802. Excommunication

 •  2 min. read  •  grade level: 11
Listen from:
John 9:22. The Jews had agreed already, that if any man did confess that he was Christ, he should be put out of the synagogue.
According to the Talmud and the rabbit’s there were two, and perhaps three, grades of excommunication among the Jews. The first was called niddin, and those on whom it was pronounced were not permitted for thirty days to have any communication with any person save at a distance of four cubits. They were not prohibited from attending public worship, though they could not during the thirty days enter the temple by the ordinary gate. They were not allowed during that time to shave, and were required to wear garments of mourning. The second was called cherem, and was pronounced on those who remained contumacious under the first. It was of greater severity than the other, and required the presence of at least ten members of the congregation to make it valid. The offender was formally cursed, was excluded from all intercourse with other people, and was prohibited from entering the temple or a synagogue. The third was called shammatha, and was inflicted on those who persisted in their contumacy. By this they were cut off from all connection with the Jewish people, and were consigned to utter perdition. It is not clear, however, that there was any real distinction between the second and third grades here noted, Lightfoot suggests (in Horae Hebraicae, on 1 Corinthians 5:5) that the penalty of excommunication was probably inflicted for those faults for which neither the law nor tradition made any certain provision. The Talmud assigns as the two general causes of excommunication, money and epicurism. The first refers to those who refused to pay the moneys which the court directed them to pay; and the second refers to those who despised the word of God or of the scribes.
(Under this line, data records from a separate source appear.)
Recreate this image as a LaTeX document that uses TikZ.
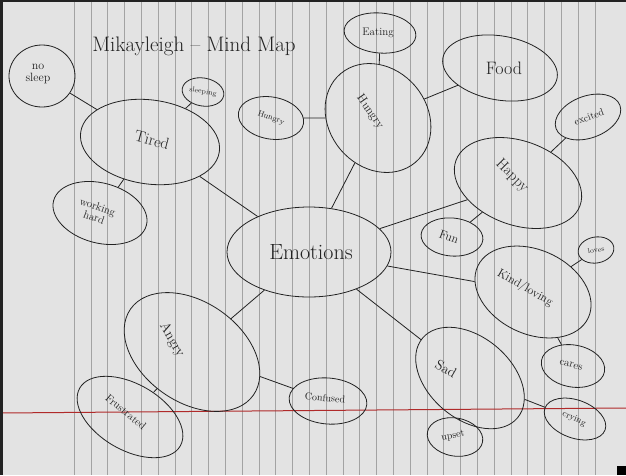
\documentclass[tikz,border=0pt]{standalone}
\usetikzlibrary{shapes.geometric}
\definecolor{paper}{HTML}{E3E3E3}
\definecolor{rulecol}{HTML}{A3A3A3}
\definecolor{margincol}{HTML}{B02A2A}
\definecolor{ink}{HTML}{222222}
\tikzset{
  bub/.style={ellipse, draw=ink, line width=0.8pt, inner sep=0pt},
  lbl/.style={text=ink, inner sep=0pt, align=center},
  link/.style={draw=ink, line width=0.8pt},
  rulel/.style={draw=rulecol, line width=0.6pt},
}
\newcommand{\fs}[1]{\fontsize{#1}{#1}\selectfont}
\begin{document}
\begin{tikzpicture}[x=1pt,y=-1pt]
\useasboundingbox (0,0) rectangle (626,475);
\fill[paper] (0,0) rectangle (626,475);
\foreach \i in {0,...,31} \draw[rulel] ({74+16.8*\i},0) -- ++(0,475);
\draw[margincol, line width=1pt] (0,413) -- (626,408);
\fill[ink] (0,0) rectangle (626,2);
\fill[ink] (0,0) rectangle (3,475);
\fill[black] (617,466) rectangle (626,475);

\node[lbl, font=\fs{21}] (title) at (194,46) {Mikayleigh -- Mind Map};

% bubbles
\node[bub, minimum width=164, minimum height=90] (emo) at (309,252) {};
\node[bub, minimum width=140, minimum height=84, rotate=-8] (tired) at (150,142) {};
\node[bub, minimum width=66, minimum height=62] (nosleep) at (42,76) {};
\node[bub, minimum width=42, minimum height=28, rotate=-10] (sleeping) at (203,92) {};
\node[bub, minimum width=96, minimum height=60, rotate=-15] (work) at (100,213) {};
\node[bub, minimum width=66, minimum height=42, rotate=-10] (hsmall) at (271,118) {};
\node[bub, minimum width=116, minimum height=98, rotate=-50] (hungry) at (378,118) {};
\node[bub, minimum width=72, minimum height=40, rotate=-5] (eating) at (380,33) {};
\node[bub, minimum width=116, minimum height=64, rotate=-10] (food) at (500,68) {};
\node[bub, minimum width=68, minimum height=42, rotate=20] (excited) at (588,117) {};
\node[bub, minimum width=132, minimum height=84, rotate=-20] (happy) at (518,183) {};
\node[bub, minimum width=62, minimum height=38, rotate=-5] (fun) at (452,237) {};
\node[bub, minimum width=122, minimum height=84, rotate=-25] (kind) at (533,292) {};
\node[bub, minimum width=36, minimum height=26, rotate=10] (loves) at (596,250) {};
\node[bub, minimum width=64, minimum height=42, rotate=-10] (cares) at (573,366) {};
\node[bub, minimum width=124, minimum height=82, rotate=-40] (sad) at (470,378) {};
\node[bub, minimum width=56, minimum height=38, rotate=-10] (upset) at (455,437) {};
\node[bub, minimum width=64, minimum height=38, rotate=-20] (crying) at (575,419) {};
\node[bub, minimum width=150, minimum height=100, rotate=-35] (angry) at (192,352) {};
\node[bub, minimum width=116, minimum height=66, rotate=-30] (frus) at (130,417) {};
\node[bub, minimum width=78, minimum height=46, rotate=-5] (conf) at (328,401) {};

% labels
\node[lbl, font=\fs{22}] (emo-t) at (311,252) {Emotions};
\node[lbl, font=\fs{16}, rotate=-15] (tired-t) at (152,140) {Tired};
\node[lbl, font=\fs{12}] (nosleep-t) at (38,74) {no\\sleep};
\node[lbl, font=\fs{7}, rotate=-10] (sleeping-t) at (203,92) {sleeping};
\node[lbl, font=\fs{11}, rotate=-20] (work-t) at (96,212) {working\\hard};
\node[lbl, font=\fs{8}, rotate=-20] (hsmall-t) at (271,118) {Hungry};
\node[lbl, font=\fs{12}, rotate=-55] (hungry-t) at (370,112) {Hungry};
\node[lbl, font=\fs{11}] (eating-t) at (378,33) {Eating};
\node[lbl, font=\fs{18}] (food-t) at (504,68) {Food};
\node[lbl, font=\fs{10}, rotate=20] (excited-t) at (589,117) {excited};
\node[lbl, font=\fs{15}, rotate=-45] (happy-t) at (512,176) {Happy};
\node[lbl, font=\fs{12}, rotate=-20] (fun-t) at (449,237) {Fun};
\node[lbl, font=\fs{12}, rotate=-30] (kind-t) at (525,288) {Kind/loving};
\node[lbl, font=\fs{7}, rotate=10] (loves-t) at (596,250) {loves};
\node[lbl, font=\fs{11}, rotate=-15] (cares-t) at (571,365) {cares};
\node[lbl, font=\fs{14}, rotate=-30] (sad-t) at (446,369) {Sad};
\node[lbl, font=\fs{10}, rotate=10] (upset-t) at (453,436) {upset};
\node[lbl, font=\fs{9}, rotate=-25] (crying-t) at (574,419) {crying};
\node[lbl, font=\fs{14}, rotate=-60] (angry-t) at (172,340) {Angry};
\node[lbl, font=\fs{11}, rotate=-40] (frus-t) at (126,412) {Frustrated};
\node[lbl, font=\fs{10}, rotate=-5] (conf-t) at (325,398) {Confused};

% connectors
\draw[link] (tired) -- (nosleep);
\draw[link] (tired) -- (sleeping);
\draw[link] (tired) -- (work);
\draw[link] (tired) -- (emo);
\draw[link] (hsmall) -- (hungry);
\draw[link] (eating) -- (hungry);
\draw[link] (hungry) -- (food);
\draw[link] (hungry) -- (emo);
\draw[link] (emo) -- (happy);
\draw[link] (happy) -- (fun);
\draw[link] (happy) -- (excited);
\draw[link] (emo) -- (kind);
\draw[link] (kind) -- (loves);
\draw[link] (kind) -- (cares);
\draw[link] (emo) -- (sad);
\draw[link] (sad) -- (upset);
\draw[link] (sad) -- (crying);
\draw[link] (emo) -- (angry);
\draw[link] (angry) -- (frus);
\draw[link] (angry) -- (conf);
\end{tikzpicture}
\end{document}
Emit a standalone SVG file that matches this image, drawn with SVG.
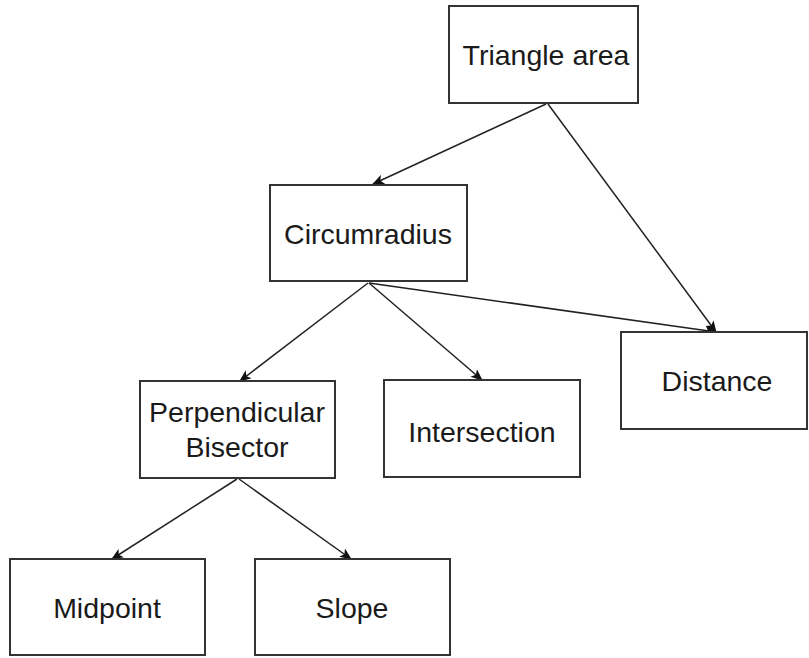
<svg xmlns="http://www.w3.org/2000/svg" width="809" height="658" viewBox="0 0 809 658">
<style>
.box{fill:#fff;stroke:#333;stroke-width:2}
.lbl{font-family:"Liberation Sans",Arial,sans-serif;font-size:28.5px;fill:#1a1a1a;text-anchor:middle}
.edge{fill:none;stroke:#222;stroke-width:1.5}
</style>
<defs>
<marker id="arr" viewBox="0 0 12 10" refX="11" refY="5" markerWidth="12" markerHeight="10" markerUnits="userSpaceOnUse" orient="auto">
<path d="M0,0 L12,5 L0,10 L3,5 Z" fill="#111"/>
</marker>
</defs>
<rect width="809" height="658" fill="#fff"/>
<g id="connectors">
<path class="edge" d="M546,104 L373,184" marker-end="url(#arr)"/>
<path class="edge" d="M548,104 L716,332" marker-end="url(#arr)"/>
<path class="edge" d="M369,283 L716,332" marker-end="url(#arr)"/>
<path class="edge" d="M368,283 L240,381" marker-end="url(#arr)"/>
<path class="edge" d="M369,283 L482,380" marker-end="url(#arr)"/>
<path class="edge" d="M237,479 L112,559" marker-end="url(#arr)"/>
<path class="edge" d="M239,479 L351,559" marker-end="url(#arr)"/>
</g>
<g id="triangle-area"><rect class="box" x="449" y="6" width="189" height="97"/><text class="lbl" x="546" y="65">Triangle area</text></g>
<g id="circumradius"><rect class="box" x="270" y="185" width="197" height="96"/><text class="lbl" x="368" y="244">Circumradius</text></g>
<g id="distance"><rect class="box" x="621" y="332" width="186" height="97"/><text class="lbl" x="717" y="391">Distance</text></g>
<g id="perpendicular-bisector"><rect class="box" x="140" y="381" width="195" height="97"/><text class="lbl" x="237" y="422">Perpendicular</text><text class="lbl" x="237" y="457">Bisector</text></g>
<g id="intersection"><rect class="box" x="384" y="380" width="196" height="97"/><text class="lbl" x="482" y="442">Intersection</text></g>
<g id="midpoint"><rect class="box" x="10" y="559" width="195" height="96"/><text class="lbl" x="107" y="618">Midpoint</text></g>
<g id="slope"><rect class="box" x="255" y="559" width="195" height="96"/><text class="lbl" x="352" y="618">Slope</text></g>
</svg>
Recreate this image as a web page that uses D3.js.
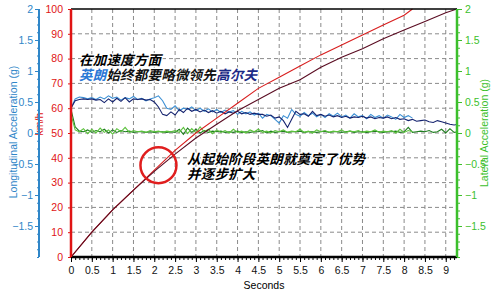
<!DOCTYPE html>
<html>
<head>
<meta charset="utf-8">
<script src="https://cdn.jsdelivr.net/npm/d3@7"></script>
<style>
    body { margin: 0; background: #fff; }
    svg { display: block; }
    text { font-family: "Liberation Sans", Arial, sans-serif; }
    .grid line { stroke: #8a8a8a; stroke-dasharray: 4,3; stroke-width: 1; }
    .note { font-family: "Noto Sans CJK SC", sans-serif; font-style: italic; font-weight: bold; font-size: 13.5px;
            letter-spacing: 0.2px;
            paint-order: stroke; stroke: #fff; stroke-width: 2.5px; stroke-linejoin: round; }
</style>
</head>
<body>
<div id="chart"></div>
<script>

// speed (km/h) — red = 英朗, dark = 高尔夫
const speedTimeA = [0, 0.5, 1, 1.5, 2, 2.5, 3, 3.5, 4, 4.5, 5, 5.5, 6, 6.5, 7, 7.5, 8, 8.2];
const speedA     = [0, 10, 19, 27, 35, 43, 50, 56, 62, 68, 72.5, 77, 81.5, 85.5, 89.5, 93.5, 97.5, 100];

const speedTimeB = [0, 0.5, 1, 1.5, 2, 2.5, 3, 3.5, 4, 4.5, 5, 5.5, 6, 6.5, 7, 7.5, 8, 8.5, 9, 9.27];
const speedB     = [0, 10, 19, 27, 34.5, 41.5, 48, 53.5, 59, 63.5, 68, 71.5, 76.5, 80.5, 84, 88, 91.5, 95, 98.5, 100];

// acceleration samples, one every 0.1 s
const accelStep = 0.1;
const longA = [0.40,0.55,0.58,0.57,0.55,0.57,0.54,0.58,0.55,0.60,0.56,0.58,0.53,0.57,0.55,0.59,0.54,0.56,0.52,0.55,
               0.57,0.60,0.52,0.40,0.38,0.44,0.36,0.40,0.38,0.42,0.36,0.40,0.35,0.39,0.34,0.38,0.33,0.37,0.34,0.36,
               0.30,0.35,0.31,0.34,0.29,0.32,0.24,0.30,0.28,0.22,0.16,0.28,0.24,0.38,0.30,0.27,0.33,0.28,0.32,0.26,
               0.30,0.25,0.31,0.27,0.32,0.26,0.29,0.24,0.31,0.26,0.28,0.23,0.30,0.25,0.28,0.24,0.29,0.26,0.22,0.30,
               0.25,0.28,0.24];
const longB = [0.40,0.52,0.54,0.55,0.54,0.55,0.53,0.54,0.49,0.55,0.50,0.56,0.51,0.57,0.50,0.55,0.54,0.55,0.53,0.54,
               0.50,0.42,0.30,0.28,0.34,0.29,0.38,0.33,0.40,0.35,0.38,0.34,0.37,0.33,0.36,0.32,0.35,0.31,0.34,0.32,
               0.35,0.31,0.33,0.30,0.32,0.30,0.30,0.27,0.29,0.24,0.26,0.20,0.09,0.22,0.35,0.30,0.31,0.27,0.35,0.28,
               0.30,0.27,0.29,0.26,0.28,0.25,0.27,0.24,0.26,0.25,0.27,0.24,0.26,0.23,0.25,0.24,0.26,0.23,0.25,0.22,
               0.23,0.20,0.22,0.19,0.20,0.21,0.18,0.17,0.20,0.18,0.16,0.14,0.13,0.14];
const latA = [0.30,0.05,0.02,0.07,-0.01,0.06,0.00,0.08,0.01,0.05,-0.02,0.07,0.02,0.09,0.01,0.04,0.02,0.03,0.01,0.04,
              0.02,0.03,0.01,0.03,0.02,0.04,0.01,0.09,-0.01,0.07,0.00,0.10,0.02,0.06,-0.01,0.05,0.01,0.04,0.00,0.06,
              0.01,0.03,0.00,0.05,0.02,0.06,0.01,0.03,0.00,0.04,0.02,0.05,0.01,0.03,0.02,0.06,0.01,0.03,0.00,0.05,
              0.02,0.04,0.01,0.03,0.02,0.05,0.01,0.03,0.02,0.04,0.01,0.03,0.02,0.05,0.01,0.03,0.02,0.04,0.00,0.06,
              0.01,0.04,0.02];
const latB = [0.38,0.10,0.03,0.02,0.05,0.01,0.04,0.02,0.06,0.00,0.05,0.01,0.04,0.02,0.03,0.01,0.02,0.02,0.01,0.02,
              0.01,0.02,0.02,0.01,0.02,0.01,0.06,-0.02,0.08,0.01,0.06,0.00,0.04,0.01,0.03,0.02,0.03,0.01,0.02,0.01,
              0.03,0.01,0.02,0.01,0.02,0.02,0.04,0.00,0.03,0.01,0.02,0.03,0.01,0.02,0.02,0.03,0.01,0.02,0.02,0.01,
              0.02,0.03,0.01,0.02,0.02,0.01,0.02,0.03,0.01,0.02,0.02,0.01,0.02,0.03,0.02,0.01,0.02,0.02,0.03,0.01,
              0.02,0.09,0.01,0.02,0.03,0.02,0.04,0.01,0.02,0.06,0.00,0.07,0.01,0.02];

const secondTicks = d3.range(0, 9.01, 0.5);
const speedTicks = [0, 10, 20, 30, 40, 50, 60, 70, 80, 90, 100];
const gTicks = [-1.5, -1, -0.5, 0, 0.5, 1, 1.5, 2];


class AccelChart {

    constructor(_parentElement) {
        this.parentElement = _parentElement;
        this.initVis();
    }

    initVis() {
        let vis = this;

        vis.width = 500;
        vis.height = 295;
        vis.left = 71; vis.right = 457; vis.top = 9; vis.bottom = 257;

        vis.svg = d3.select("#" + vis.parentElement).append("svg")
            .attr("width", vis.width)
            .attr("height", vis.height);

        vis.x = d3.scaleLinear().domain([0, 9.27]).range([vis.left, vis.right]);
        vis.ySpeed = d3.scaleLinear().domain([0, 100]).range([vis.bottom, vis.top]);
        vis.yG = d3.scaleLinear().domain([-2, 2]).range([vis.bottom, vis.top]);

        vis.svg.append("clipPath").attr("id", "plot-clip")
            .append("rect")
            .attr("x", vis.left).attr("y", vis.top - 1)
            .attr("width", vis.right - vis.left).attr("height", vis.bottom - vis.top + 1);

        // grid
        let grid = vis.svg.append("g").attr("class", "grid");
        grid.selectAll(".vg").data(secondTicks.filter(d => d > 0))
            .enter().append("line")
            .attr("x1", d => vis.x(d)).attr("x2", d => vis.x(d))
            .attr("y1", vis.top).attr("y2", vis.bottom);
        grid.selectAll(".hg").data(speedTicks.filter(d => d > 0 && d < 100))
            .enter().append("line")
            .attr("x1", vis.left).attr("x2", vis.right)
            .attr("y1", d => vis.ySpeed(d)).attr("y2", d => vis.ySpeed(d));

        vis.wrangleData();
    }

    wrangleData() {
        let vis = this;
        let toPts = (arr) => arr.map((v, i) => ({ t: i * accelStep, v: v }));

        vis.speedSeries = [
            { pts: speedTimeA.map((t, i) => ({ t: t, v: speedA[i] })), color: "#d81e1e" },
            { pts: speedTimeB.map((t, i) => ({ t: t, v: speedB[i] })), color: "#5a0c22" }
        ];
        vis.gSeries = [
            { pts: toPts(latB), color: "#1d7d1d" },
            { pts: toPts(latA), color: "#5cc23c" },
            { pts: toPts(longA), color: "#3b8fd4" },
            { pts: toPts(longB), color: "#14226e" }
        ];
        vis.updateVis();
    }

    updateVis() {
        let vis = this;

        let plot = vis.svg.append("g").attr("clip-path", "url(#plot-clip)");

        let gLine = d3.line().x(d => vis.x(d.t)).y(d => vis.yG(d.v));
        plot.selectAll(".gline").data(vis.gSeries)
            .enter().append("path")
            .attr("class", "gline")
            .attr("d", d => gLine(d.pts))
            .attr("fill", "none")
            .attr("stroke", d => d.color)
            .attr("stroke-width", 1.1);

        let sLine = d3.line().x(d => vis.x(d.t)).y(d => vis.ySpeed(d.v));
        plot.selectAll(".sline").data(vis.speedSeries)
            .enter().append("path")
            .attr("class", "sline")
            .attr("d", d => sLine(d.pts))
            .attr("fill", "none")
            .attr("stroke", d => d.color)
            .attr("stroke-width", 1.1);

        // top border
        vis.svg.append("line")
            .attr("x1", vis.left).attr("x2", vis.right)
            .attr("y1", vis.top).attr("y2", vis.top)
            .attr("stroke", "#000").attr("stroke-width", 1.5);

        // x axis
        let xMinor = vis.svg.append("g").attr("transform", "translate(0," + vis.bottom + ")")
            .call(d3.axisBottom(vis.x).tickValues(d3.range(0, 9.27, 0.1)).tickSize(3).tickFormat(""));
        xMinor.select(".domain").remove();
        let xAxis = vis.svg.append("g").attr("transform", "translate(0," + vis.bottom + ")")
            .call(d3.axisBottom(vis.x).tickValues(secondTicks).tickSize(5).tickPadding(5).tickFormat(d3.format("")));
        xAxis.select(".domain").attr("d", "M" + vis.left + ",0H" + vis.right).attr("stroke-width", 2.5);
        xAxis.selectAll("text").attr("font-size", "10.5px").attr("fill", "#111");

        vis.svg.append("text")
            .attr("x", 264).attr("y", 289)
            .attr("text-anchor", "middle")
            .attr("font-size", "10.5px")
            .text("Seconds");

        // speed axis (red)
        let yAxis = vis.svg.append("g").attr("transform", "translate(" + vis.left + ",0)")
            .call(d3.axisLeft(vis.ySpeed).tickValues(speedTicks).tickSize(3).tickPadding(5));
        yAxis.select(".domain").attr("d", "M0," + vis.top + "V" + vis.bottom).attr("stroke", "#e01414").attr("stroke-width", 2.5);
        yAxis.selectAll("line").attr("stroke", "#e01414");
        yAxis.selectAll("text").attr("fill", "#e01414").attr("font-size", "10.5px");

        vis.svg.append("text")
            .attr("transform", "translate(43,124) rotate(-90)")
            .attr("text-anchor", "middle")
            .attr("font-size", "10.5px")
            .attr("fill", "#e01414")
            .text("km/h");

        // longitudinal axis (blue)
        let blue = "#2f86c8";
        let bMinor = vis.svg.append("g").attr("transform", "translate(39,0)")
            .call(d3.axisLeft(vis.yG).tickValues(d3.range(-2, 2.01, 0.125)).tickSize(2).tickFormat(""));
        bMinor.select(".domain").remove();
        bMinor.selectAll("line").attr("stroke", blue);
        let bAxis = vis.svg.append("g").attr("transform", "translate(39,0)")
            .call(d3.axisLeft(vis.yG).tickValues(gTicks).tickSize(4).tickPadding(2).tickFormat(d3.format("")));
        bAxis.select(".domain").attr("d", "M0," + vis.top + "V" + vis.bottom).attr("stroke", blue).attr("stroke-width", 2);
        bAxis.selectAll("line").attr("stroke", blue);
        bAxis.selectAll("text").attr("fill", blue).attr("font-size", "10.5px");

        vis.svg.append("text")
            .attr("transform", "translate(17,132) rotate(-90)")
            .attr("text-anchor", "middle")
            .attr("font-size", "10.5px")
            .attr("fill", blue)
            .text("Longitudinal Acceleration (g)");

        // lateral axis (green)
        let green = "#3cbf2c";
        let gMinor = vis.svg.append("g").attr("transform", "translate(" + vis.right + ",0)")
            .call(d3.axisRight(vis.yG).tickValues(d3.range(-2, 2.01, 0.125)).tickSize(3).tickFormat(""));
        gMinor.select(".domain").remove();
        gMinor.selectAll("line").attr("stroke", green);
        let gAxis = vis.svg.append("g").attr("transform", "translate(" + vis.right + ",0)")
            .call(d3.axisRight(vis.yG).tickValues(gTicks).tickSize(5).tickPadding(3).tickFormat(d3.format("")));
        gAxis.select(".domain").attr("d", "M0," + vis.top + "V" + vis.bottom).attr("stroke", green).attr("stroke-width", 2.5);
        gAxis.selectAll("line").attr("stroke", green);
        gAxis.selectAll("text").attr("fill", green).attr("font-size", "10.5px");

        vis.svg.append("text")
            .attr("transform", "translate(488,133) rotate(-90)")
            .attr("text-anchor", "middle")
            .attr("font-size", "10.5px")
            .attr("fill", green)
            .text("Lateral Acceleration (g)");

        // annotations
        vis.svg.append("text").attr("class", "note").attr("x", 79).attr("y", 65).text("在加速度方面");
        let l2 = vis.svg.append("text").attr("class", "note").attr("x", 79).attr("y", 80);
        l2.append("tspan").attr("fill", "#2a78d6").text("英朗");
        l2.append("tspan").attr("fill", "#111").text("始终都要略微领先");
        l2.append("tspan").attr("fill", "#1c2a86").text("高尔夫");

        vis.svg.append("text").attr("class", "note").attr("x", 187).attr("y", 164).text("从起始阶段英朗就奠定了优势");
        vis.svg.append("text").attr("class", "note").attr("x", 187).attr("y", 179).text("并逐步扩大");

        vis.svg.append("circle")
            .attr("cx", vis.x(2.1)).attr("cy", vis.ySpeed(37))
            .attr("r", 18)
            .attr("fill", "none")
            .attr("stroke", "#e01e1e")
            .attr("stroke-width", 2.5);
    }
}

let chart = new AccelChart("chart");
</script>
</body>
</html>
Some rabbinical writers enumerate twenty-four different offenses for which excommunication was inflicted, some of them being frivolous in the extreme.
Excommunication is alluded to in Matthew 8:12; John 9:34; 12:42; and 16:2. Some think our Lord, in Luke 6:22, refers to the several grades above noticed: “Blessed are ye, when men shall hate you, and when they shall separate you from their company, and shall reproach you, and cast out your name as evil, for the Son of man’s sake.”